Call of Juarez has undeniably been one of this generation’s most turbulent franchises. The original title was an interesting yet malnourished experience, while the sequel Bound in Blood, was a fantastic old west experience unlike any which had been seen before. The third title however, was a step too far, not only attempting to recreate the winning formula in modern times (which would have been a creative idea had it worked) but also neutering the enjoyment. Call of Juarez had climbed from respectable to top tier and fallen into disarray in just three outings; exactly where it would go from here was anyone’s guess.
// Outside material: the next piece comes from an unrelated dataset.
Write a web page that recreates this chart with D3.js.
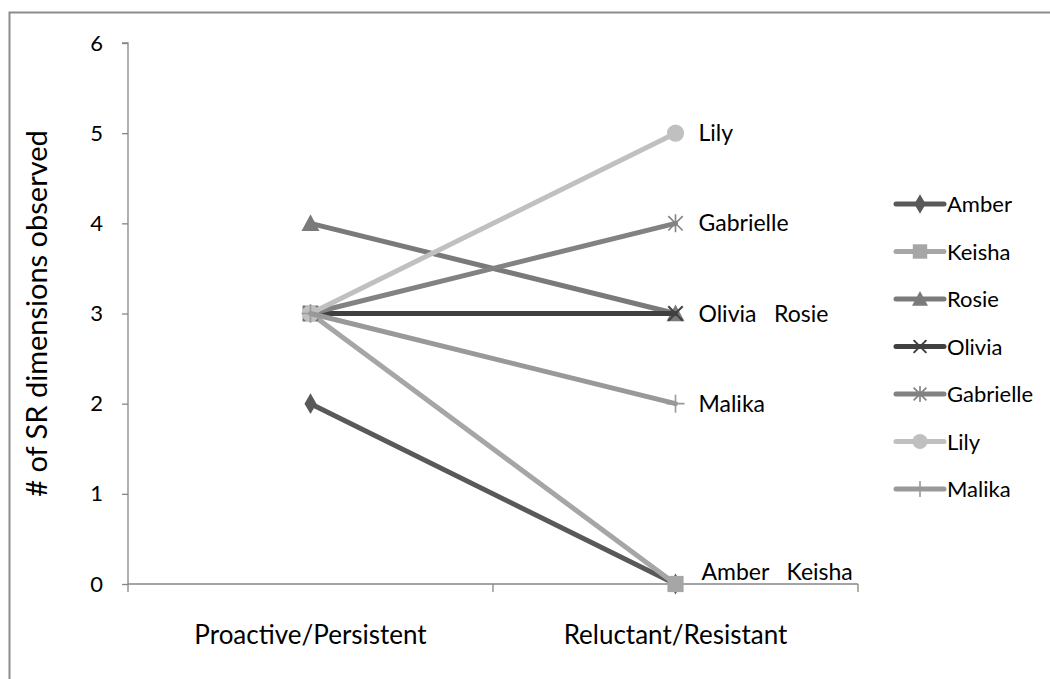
<!DOCTYPE html>
<html><head><meta charset="utf-8">
<script src="https://cdn.jsdelivr.net/npm/d3@7"></script>
<style>body{margin:0;background:#fff;} svg{display:block;font-family:Lato,"Open Sans",sans-serif;}</style>
</head><body>
<svg id="c" width="1050" height="679"></svg>
<script>
const categories = ["Proactive/Persistent", "Reluctant/Resistant"];
const seriesNames = ["Amber", "Keisha", "Rosie", "Olivia", "Gabrielle", "Lily", "Malika"];
const amber = [2, 0];
const keisha = [3, 0];
const rosie = [4, 3];
const olivia = [3, 3];
const gabrielle = [3, 4];
const lily = [3, 5];
const malika = [3, 2];
const yTicks = [0, 1, 2, 3, 4, 5, 6];
const pointLabels = [
  {text: "Lily", value: 5},
  {text: "Gabrielle", value: 4},
  {text: "Olivia   Rosie", value: 3},
  {text: "Malika", value: 2},
  {text: "Amber   Keisha", value: 0}
];

const seriesValues = [amber, keisha, rosie, olivia, gabrielle, lily, malika];
const colors = ["#595959", "#a6a6a6", "#7a7a7a", "#404040", "#828282", "#c0c0c0", "#999999"];
const markers = ["diamond", "square", "triangle", "x", "asterisk", "circle", "plus"];

const svg = d3.select("#c");
svg.append("rect").attr("x", 9.5).attr("y", 12.5).attr("width", 1100).attr("height", 700)
  .attr("fill", "none").attr("stroke", "#8c8c8c").attr("stroke-width", 2);

const pL = 128, pR = 858, pT = 43, pB = 584;
const x = d3.scaleBand().domain(categories).range([pL, pR]);
const y = d3.scaleLinear().domain([0, 6]).range([pB, pT]);
const cx = c => x(c) + x.bandwidth() / 2;

const yAxis = svg.append("g").attr("transform", `translate(${pL},0)`)
  .call(d3.axisLeft(y).tickValues(yTicks).tickSize(6).tickPadding(19).tickFormat(d3.format("d")));
const xAxis = svg.append("g").attr("transform", `translate(0,${pB})`)
  .call(d3.axisBottom(x).tickSize(0).tickPadding(42));
[yAxis, xAxis].forEach(g => {
  g.select(".domain").attr("stroke", "#868686").attr("stroke-width", 1.3);
  g.selectAll(".tick line").attr("stroke", "#868686").attr("stroke-width", 1.3);
});
yAxis.select(".domain").attr("d", `M-6,${pT}H0V${pB}`);
xAxis.select(".domain").attr("d", `M${pL},0H${pR}`);
yAxis.selectAll(".tick text").attr("font-size", 22).attr("fill", "#000").attr("font-family", "Lato,sans-serif");
xAxis.selectAll(".tick text").attr("font-size", 26).attr("fill", "#000").attr("font-family", "Lato,sans-serif");
const bounds = [pL, pL + x.bandwidth(), pR];
svg.append("g").selectAll("line").data(bounds).join("line")
  .attr("x1", d => d).attr("x2", d => d).attr("y1", pB).attr("y2", pB + 8)
  .attr("stroke", "#868686").attr("stroke-width", 1.3);

svg.append("text").attr("transform", `translate(47,${(pT + pB) / 2}) rotate(-90)`)
  .attr("text-anchor", "middle").attr("font-size", 29).attr("fill", "#000")
  .text("# of SR dimensions observed");

function drawMarker(g, type, color, px, py, s) {
  if (type === "diamond") {
    g.append("path").attr("d", d3.symbol(d3.symbolDiamond, s * 14)()).attr("transform", `translate(${px},${py})`).attr("fill", color);
  } else if (type === "square") {
    g.append("rect").attr("x", px - s * 0.9).attr("y", py - s * 0.9).attr("width", s * 1.8).attr("height", s * 1.8).attr("fill", color);
  } else if (type === "triangle") {
    g.append("path").attr("d", `M${px},${py - s}L${px + s},${py + s * 0.85}L${px - s},${py + s * 0.85}Z`).attr("fill", color);
  } else if (type === "circle") {
    g.append("circle").attr("cx", px).attr("cy", py).attr("r", s * 0.95).attr("fill", color);
  } else if (type === "x") {
    g.append("path").attr("d", `M${px - s * 0.8},${py - s * 0.8}L${px + s * 0.8},${py + s * 0.8}M${px - s * 0.8},${py + s * 0.8}L${px + s * 0.8},${py - s * 0.8}`)
      .attr("stroke", color).attr("stroke-width", 2).attr("fill", "none");
  } else if (type === "asterisk") {
    g.append("path").attr("d", `M${px - s * 0.8},${py - s * 0.8}L${px + s * 0.8},${py + s * 0.8}M${px - s * 0.8},${py + s * 0.8}L${px + s * 0.8},${py - s * 0.8}M${px},${py - s}L${px},${py + s}`)
      .attr("stroke", color).attr("stroke-width", 1.6).attr("fill", "none");
  } else if (type === "plus") {
    g.append("path").attr("d", `M${px - s},${py}L${px + s},${py}M${px},${py - s}L${px},${py + s}`)
      .attr("stroke", color).attr("stroke-width", 1.6).attr("fill", "none");
  }
}

const line = d3.line().x((d, i) => cx(categories[i])).y(d => y(d));
const plot = svg.append("g");
seriesValues.forEach((vals, k) => {
  const g = plot.append("g");
  g.append("path").datum(vals).attr("d", line).attr("fill", "none")
    .attr("stroke", colors[k]).attr("stroke-width", 5).attr("stroke-linecap", "round");
  vals.forEach((v, i) => drawMarker(g, markers[k], colors[k], cx(categories[i]), y(v), 9));
});

svg.append("g").selectAll("text").data(pointLabels).join("text")
  .attr("x", d => cx(categories[1]) + (d.value === 0 ? 26 : 23))
  .attr("y", d => y(d.value) + (d.value === 0 ? -4 : 8))
  .attr("font-size", 23).attr("fill", "#000")
  .style("white-space", "pre")
  .text(d => d.text);

const leg = svg.append("g");
seriesNames.forEach((name, k) => {
  const ly = 204 + k * 47.5;
  const g = leg.append("g");
  g.append("line").attr("x1", 896).attr("x2", 944).attr("y1", ly).attr("y2", ly)
    .attr("stroke", colors[k]).attr("stroke-width", 5).attr("stroke-linecap", "round");
  drawMarker(g, markers[k], colors[k], 920, ly, 8);
  g.append("text").attr("x", 947).attr("y", ly + 8).attr("font-size", 22).attr("fill", "#000").text(name);
});
</script>
</body></html>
Thankfully publisher Ubisoft saw fit to give the development team at Techland another crack of the whip. This time however, Call of Juarez would return to the old west, picking up Bound in Blood’s mantle and pursuing the comparative freedom that the underused period offers. Call of Juarez: Gunslinger isn’t a sequel however: it’s done away with the Mendoza’s and McCall’s, with religion and lawbringers, instead opting for a fresh start and a brand new tale.
Playing a character called Silas Greaves, Call of Juarez: Gunslinger takes the route of a bad guy gone good. Not through any truly humbled motivation or ‘seeing of the light’ mind, but rather as a combination of revenge and potential wealth. Greaves is out for his own, and isn’t ashamed to acknowledge it.
The adventure the player embarks upon on Call of Juarez: Gunslinger has actually already taken place. Walking into a bar at the very start of the campaign, the player is informed that the whole lf the videogame is actually a story being told to any who will listen. This invites an interesting narration to the gameplay: Greaves will make both scripted and emergent prompts based on your progress and the way in which you tackle objectives. Such design has been attempted before, but rarely has it been accomplished in a fashion as remarkable as Call of Juarez: Gunslinger. There are flaws here – the narration will occasionally reveal what’s ahead before the player is ready simple because they stepped over a designated line, or even be entirely disparate from the on-screen action – but on the whole it’s a significant boon to the gameplay. First-person story delivery is a tricky thing to master, especially in a videogame that’s more intent to deliver memorable action than pacing, but here in Call of Juarez: Gunslinger it’s been given a fresh touch of invention.
The core gameplay experience matches this overlay well, offering an experience that is suitably tense and enjoyable throughout. The player will often be outnumbered and outgunned, with only their hard earned skills to aid them. There are three skill trees to progress through – one for each of the core weapon types – and doing so will improve many aspects of your abilities from damage inflicted to ammo capacity. A key ability which has made its way into Call of Juarez: Gunslinger from previous Call of Juarez titles is that of the Concentration Mode. A quick press of the RB button (R1 on PlayStation 3) will allow you to slow time and highlight any enemies on-screen, providing the meter allows. The Concentration Mode meter is filled by killing enemies, but fills quicker with skilful shots – headshots, multiple kills in quick succession etc. – as does the XP meter that allows you to purchase new skills. It’s an intertwined system that encourages you to improve as you play, both when fighting against the ill-trained gun hands and the several bosses the campaign throws at you.
In addition to the Story Mode comes Arcade mode, infusing the core gameplay of Call of Juarez: Gunslinger with a more immediate experience. Relating to the scoring system of the story mode, the player must traverse a set area taking down enemies as quick and stylishly as they can with a limited inventory. The orchestration of these levels is reminiscent of The Club, with the scripted placement of enemies allowing the player to replay each level, learning the layout and achieving a better score. Of course, the Arcade Mode is complimented by a series of online leaderboards, further enticing players to become more in tune with the shooting mechanics.
The visual quality of Call of Juarez: Gunslinger is a highlight, merging realistic design with cel-shaded environments and black blotted distances to create a very unique look. This aesthetic emblemises the substance of Call of Juarez: Gunslinger fully, with an appearance that is familiar and yet manages to stand out from the busy crowd. The voice acting is of a high standard also; had it not been the Story Mode would’ve surely fallen apart at the seams.
Call of Juarez: Gunslinger is inventive and enjoyable; mirroring the success of Ubisoft’s other blockbuster digital release, Far Cry 3: Blood Dragon. Both of these titles have managed to hit a sweet spot that so few first-person shooters manage these days: while every second title coming onto retail shelves aims to be Call of Duty or Halo, here are two titles carving their own paths on the digital storefront. If Far Cry 3: Blood Dragon and Call of Juarez: Gunslinger are a sign of things to come, then the next-generation digital distribution services may well be the first place to look for innovative videogame experiences.